In den ersten acht Schuljahren ging es darum, die Grundlagen und Gesetzmäßigkeiten der Eurythmie kennenzulernen und zu erüben. In der Oberstufe ist es dann die Aufgabe, diese eurythmischen Elemente bewusst zu erfassen und aus diesem Erkennen heraus selbständig zu einer eurythmischen Gestaltung zu kommen. Hierfür gilt es zu erarbeiten, welche Gesetzmäßigkeiten der Musik und Sprache zugrunde liegen. Welche Klangräume entstehen in der Musik, wie ist die Tonart, welchen Charakter hat das Stück, wie ist der Melodieverlauf? Welcher Rhythmus lässt sich in der Sprache und den Gedichten finden, was vermitteln die unterschiedlichen Rhythmen dem Zuhörer, wie ist der Sprachfluss, hat der Text eine eher konsonantische oder vokalische Sprachfärbung? Für all diese Dinge muss ein Bewusstsein entwickelt werden, ein grundlegendes Verständnis, um dem Sinn von Sprache und Musik näher zu kommen. Nur dann kann Sprache und Musik sichtbar gemacht werden.           
Darüber hinaus gilt es in der Oberstufe eine Wahrnehmungsfähigkeit für die eigene Bewegung in der gesamten Gruppe zu entwickeln. Denn es genügt nicht, dass jeder sich in seinem eigenen Raum bewegt, sondern das Ziel ist es, dass jeder sich mit seinen ganz individuellen Bewegungen in einen gemeinsamen Bewegungsstrom einfügt.           
Das setzt voraus, dass die Schüler ihre eigene Bewegung erfühlen, und auch die gesamte Gruppenbewegung erfassen können, um diese wiederum in einem bewusst ergriffenen Raum sichtbar werden zu lassen. Diese eurythmische Arbeit wird in der 12. Klasse mit einem künstlerisch gestalteten Bühnenprogramm beendet – dem Eurythmie-Abschluss.

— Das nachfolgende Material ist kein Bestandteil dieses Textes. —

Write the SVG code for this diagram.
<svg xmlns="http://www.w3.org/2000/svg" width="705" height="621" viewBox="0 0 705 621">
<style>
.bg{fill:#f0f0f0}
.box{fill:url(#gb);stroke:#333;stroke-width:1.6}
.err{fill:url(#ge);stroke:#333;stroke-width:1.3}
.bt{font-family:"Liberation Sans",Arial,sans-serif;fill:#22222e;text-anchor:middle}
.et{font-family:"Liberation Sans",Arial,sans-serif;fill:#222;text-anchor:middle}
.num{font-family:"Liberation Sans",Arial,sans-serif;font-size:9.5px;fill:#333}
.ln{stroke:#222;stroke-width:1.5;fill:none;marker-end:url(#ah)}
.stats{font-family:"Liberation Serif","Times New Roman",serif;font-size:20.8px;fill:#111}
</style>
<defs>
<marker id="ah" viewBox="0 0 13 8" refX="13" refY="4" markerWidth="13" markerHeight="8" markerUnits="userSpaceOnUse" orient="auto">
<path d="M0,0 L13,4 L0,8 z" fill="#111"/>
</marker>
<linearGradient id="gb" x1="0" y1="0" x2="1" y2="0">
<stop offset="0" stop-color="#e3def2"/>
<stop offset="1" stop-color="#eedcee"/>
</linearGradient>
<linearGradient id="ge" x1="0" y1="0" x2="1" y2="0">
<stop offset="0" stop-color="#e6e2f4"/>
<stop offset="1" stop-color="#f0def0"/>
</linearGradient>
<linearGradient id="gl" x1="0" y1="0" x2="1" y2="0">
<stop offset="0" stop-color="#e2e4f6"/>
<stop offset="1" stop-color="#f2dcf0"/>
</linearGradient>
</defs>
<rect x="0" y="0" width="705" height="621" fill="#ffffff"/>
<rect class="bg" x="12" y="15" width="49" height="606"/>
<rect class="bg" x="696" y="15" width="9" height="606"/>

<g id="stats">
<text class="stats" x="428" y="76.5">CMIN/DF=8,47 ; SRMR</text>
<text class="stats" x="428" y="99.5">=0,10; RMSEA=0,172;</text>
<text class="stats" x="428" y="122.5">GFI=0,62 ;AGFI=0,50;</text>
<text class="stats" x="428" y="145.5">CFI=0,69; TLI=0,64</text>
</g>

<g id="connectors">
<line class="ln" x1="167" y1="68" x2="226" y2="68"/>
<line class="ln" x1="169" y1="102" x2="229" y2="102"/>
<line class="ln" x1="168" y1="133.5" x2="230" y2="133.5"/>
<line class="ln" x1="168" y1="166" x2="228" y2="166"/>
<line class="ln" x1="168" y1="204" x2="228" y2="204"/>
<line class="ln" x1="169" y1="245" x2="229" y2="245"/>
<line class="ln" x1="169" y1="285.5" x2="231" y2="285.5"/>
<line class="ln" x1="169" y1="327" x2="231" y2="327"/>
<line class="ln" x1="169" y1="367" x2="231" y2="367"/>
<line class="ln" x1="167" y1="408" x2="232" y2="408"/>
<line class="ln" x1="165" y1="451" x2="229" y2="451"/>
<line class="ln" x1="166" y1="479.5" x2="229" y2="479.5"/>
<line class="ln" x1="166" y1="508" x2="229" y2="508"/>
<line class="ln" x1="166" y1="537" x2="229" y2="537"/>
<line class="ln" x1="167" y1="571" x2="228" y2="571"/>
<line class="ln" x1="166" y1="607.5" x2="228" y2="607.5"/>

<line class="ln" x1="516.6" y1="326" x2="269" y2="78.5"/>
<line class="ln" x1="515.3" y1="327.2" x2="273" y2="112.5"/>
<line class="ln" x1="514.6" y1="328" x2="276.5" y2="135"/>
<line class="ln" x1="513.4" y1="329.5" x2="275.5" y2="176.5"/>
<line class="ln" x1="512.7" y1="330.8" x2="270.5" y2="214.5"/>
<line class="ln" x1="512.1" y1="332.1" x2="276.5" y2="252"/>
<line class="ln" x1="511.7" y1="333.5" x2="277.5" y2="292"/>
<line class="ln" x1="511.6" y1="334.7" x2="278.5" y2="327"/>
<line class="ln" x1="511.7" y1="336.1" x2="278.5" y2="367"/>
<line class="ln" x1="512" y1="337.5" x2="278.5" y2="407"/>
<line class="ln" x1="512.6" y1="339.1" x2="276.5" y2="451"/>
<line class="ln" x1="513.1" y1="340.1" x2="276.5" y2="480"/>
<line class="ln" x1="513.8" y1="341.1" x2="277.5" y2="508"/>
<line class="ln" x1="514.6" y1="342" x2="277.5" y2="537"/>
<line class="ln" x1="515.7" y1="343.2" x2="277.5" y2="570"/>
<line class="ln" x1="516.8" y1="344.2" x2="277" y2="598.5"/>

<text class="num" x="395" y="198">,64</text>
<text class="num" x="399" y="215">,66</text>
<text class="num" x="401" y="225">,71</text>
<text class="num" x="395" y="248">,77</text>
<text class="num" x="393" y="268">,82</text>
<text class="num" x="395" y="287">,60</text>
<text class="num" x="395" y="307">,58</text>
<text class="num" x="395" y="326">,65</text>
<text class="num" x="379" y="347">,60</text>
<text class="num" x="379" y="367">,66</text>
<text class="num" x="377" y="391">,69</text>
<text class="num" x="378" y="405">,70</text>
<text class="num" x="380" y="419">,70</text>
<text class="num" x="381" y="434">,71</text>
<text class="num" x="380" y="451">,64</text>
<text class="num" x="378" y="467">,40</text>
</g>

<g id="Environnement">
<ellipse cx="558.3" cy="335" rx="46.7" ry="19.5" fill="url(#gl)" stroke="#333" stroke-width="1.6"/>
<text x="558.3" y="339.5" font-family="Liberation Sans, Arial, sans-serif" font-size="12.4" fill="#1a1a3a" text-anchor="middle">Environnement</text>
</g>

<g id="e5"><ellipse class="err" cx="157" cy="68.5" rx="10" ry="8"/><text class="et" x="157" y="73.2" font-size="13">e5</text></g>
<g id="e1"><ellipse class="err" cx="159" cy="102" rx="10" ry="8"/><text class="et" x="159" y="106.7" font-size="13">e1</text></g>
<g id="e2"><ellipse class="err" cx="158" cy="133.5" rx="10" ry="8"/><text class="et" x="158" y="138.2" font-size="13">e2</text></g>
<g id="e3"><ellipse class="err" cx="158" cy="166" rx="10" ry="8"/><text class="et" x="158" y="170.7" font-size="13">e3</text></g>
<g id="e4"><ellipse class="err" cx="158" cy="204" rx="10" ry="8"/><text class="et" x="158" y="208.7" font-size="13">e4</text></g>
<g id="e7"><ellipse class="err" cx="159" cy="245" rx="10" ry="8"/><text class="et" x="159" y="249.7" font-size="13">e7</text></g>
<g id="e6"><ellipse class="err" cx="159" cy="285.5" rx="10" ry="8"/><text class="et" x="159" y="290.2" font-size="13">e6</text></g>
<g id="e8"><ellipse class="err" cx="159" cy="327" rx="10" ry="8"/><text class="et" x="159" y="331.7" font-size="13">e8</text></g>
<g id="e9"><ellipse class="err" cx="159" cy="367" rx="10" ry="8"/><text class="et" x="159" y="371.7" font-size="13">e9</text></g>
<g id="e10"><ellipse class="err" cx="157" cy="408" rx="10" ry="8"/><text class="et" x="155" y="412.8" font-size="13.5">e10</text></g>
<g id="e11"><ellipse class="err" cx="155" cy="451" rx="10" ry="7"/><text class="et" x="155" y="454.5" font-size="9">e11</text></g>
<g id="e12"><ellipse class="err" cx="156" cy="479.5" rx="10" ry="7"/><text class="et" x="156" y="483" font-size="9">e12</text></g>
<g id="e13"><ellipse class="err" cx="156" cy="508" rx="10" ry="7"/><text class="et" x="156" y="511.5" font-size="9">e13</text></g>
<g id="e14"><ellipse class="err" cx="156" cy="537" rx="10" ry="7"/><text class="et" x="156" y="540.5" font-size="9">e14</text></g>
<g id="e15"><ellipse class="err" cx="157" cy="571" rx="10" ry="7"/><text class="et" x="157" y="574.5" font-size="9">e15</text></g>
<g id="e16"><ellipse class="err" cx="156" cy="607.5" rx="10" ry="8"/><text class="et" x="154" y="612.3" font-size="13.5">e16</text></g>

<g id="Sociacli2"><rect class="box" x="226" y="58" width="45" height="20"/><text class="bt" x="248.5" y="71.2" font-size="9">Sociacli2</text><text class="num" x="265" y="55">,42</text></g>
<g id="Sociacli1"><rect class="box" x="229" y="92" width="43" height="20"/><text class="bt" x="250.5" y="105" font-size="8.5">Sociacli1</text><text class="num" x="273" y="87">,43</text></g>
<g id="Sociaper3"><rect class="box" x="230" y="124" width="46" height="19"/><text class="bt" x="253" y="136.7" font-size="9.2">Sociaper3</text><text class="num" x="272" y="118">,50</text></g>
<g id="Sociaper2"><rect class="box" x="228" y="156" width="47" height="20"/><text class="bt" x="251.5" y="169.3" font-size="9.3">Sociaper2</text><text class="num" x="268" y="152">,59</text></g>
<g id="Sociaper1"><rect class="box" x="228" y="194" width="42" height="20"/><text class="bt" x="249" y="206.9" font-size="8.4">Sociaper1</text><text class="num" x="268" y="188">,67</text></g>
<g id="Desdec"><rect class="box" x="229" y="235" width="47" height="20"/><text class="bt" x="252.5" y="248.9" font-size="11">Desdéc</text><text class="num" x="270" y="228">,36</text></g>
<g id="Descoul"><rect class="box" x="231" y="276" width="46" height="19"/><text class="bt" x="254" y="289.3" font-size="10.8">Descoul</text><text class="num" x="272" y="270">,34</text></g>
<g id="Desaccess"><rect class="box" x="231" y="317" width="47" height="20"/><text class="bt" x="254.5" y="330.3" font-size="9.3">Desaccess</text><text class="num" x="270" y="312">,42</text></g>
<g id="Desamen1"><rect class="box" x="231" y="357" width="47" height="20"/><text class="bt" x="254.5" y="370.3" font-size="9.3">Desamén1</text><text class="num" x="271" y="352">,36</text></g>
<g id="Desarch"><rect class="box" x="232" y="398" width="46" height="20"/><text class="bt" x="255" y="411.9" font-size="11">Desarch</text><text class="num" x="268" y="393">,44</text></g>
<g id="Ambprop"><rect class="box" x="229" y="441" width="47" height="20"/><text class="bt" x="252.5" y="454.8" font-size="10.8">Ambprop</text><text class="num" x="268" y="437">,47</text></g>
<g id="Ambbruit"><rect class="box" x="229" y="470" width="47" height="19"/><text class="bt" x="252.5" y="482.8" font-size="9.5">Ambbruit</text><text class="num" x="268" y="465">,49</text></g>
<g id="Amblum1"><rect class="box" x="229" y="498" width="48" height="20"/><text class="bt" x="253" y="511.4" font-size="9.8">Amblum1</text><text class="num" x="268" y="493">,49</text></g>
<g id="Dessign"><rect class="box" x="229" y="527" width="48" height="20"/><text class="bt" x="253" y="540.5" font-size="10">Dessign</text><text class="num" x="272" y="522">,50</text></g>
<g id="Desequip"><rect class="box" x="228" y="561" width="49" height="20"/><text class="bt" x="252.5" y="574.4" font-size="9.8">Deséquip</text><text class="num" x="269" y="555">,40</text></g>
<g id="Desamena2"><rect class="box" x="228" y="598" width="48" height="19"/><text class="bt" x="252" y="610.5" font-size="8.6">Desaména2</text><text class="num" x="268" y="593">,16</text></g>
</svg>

Die Kunstreise der 12. Klasse (oft nach Norditalien) ist zugleich Höhepunkt und Abschluss des Kunstunterrichts, aber auch Teil des Waldorfschulabschlusses. Das macht deutlich, dass es dabei um weit mehr geht als um eine Klassenfahrt mit künstlerischem Beiprogramm. So wird die Kunstfahrt von den Schülern durch die Erarbeitung von Referaten sorgfältig vorbereitet. Die Fahrt selber gilt dann dem intensiven Nacherleben des im bisherigen Kunstunterricht Gelernten und Verinnerlichten. Insbesondere in Norditalien kann dabei an vielfältigen Werken Kunstgeschichte direkt erlebt werden. Ergänzend werden eigene Studien zu Architektur, Skulptur und Malerei erarbeitet. Die Kunstreise ist somit eine höchst arbeitsintensive Studienfahrt.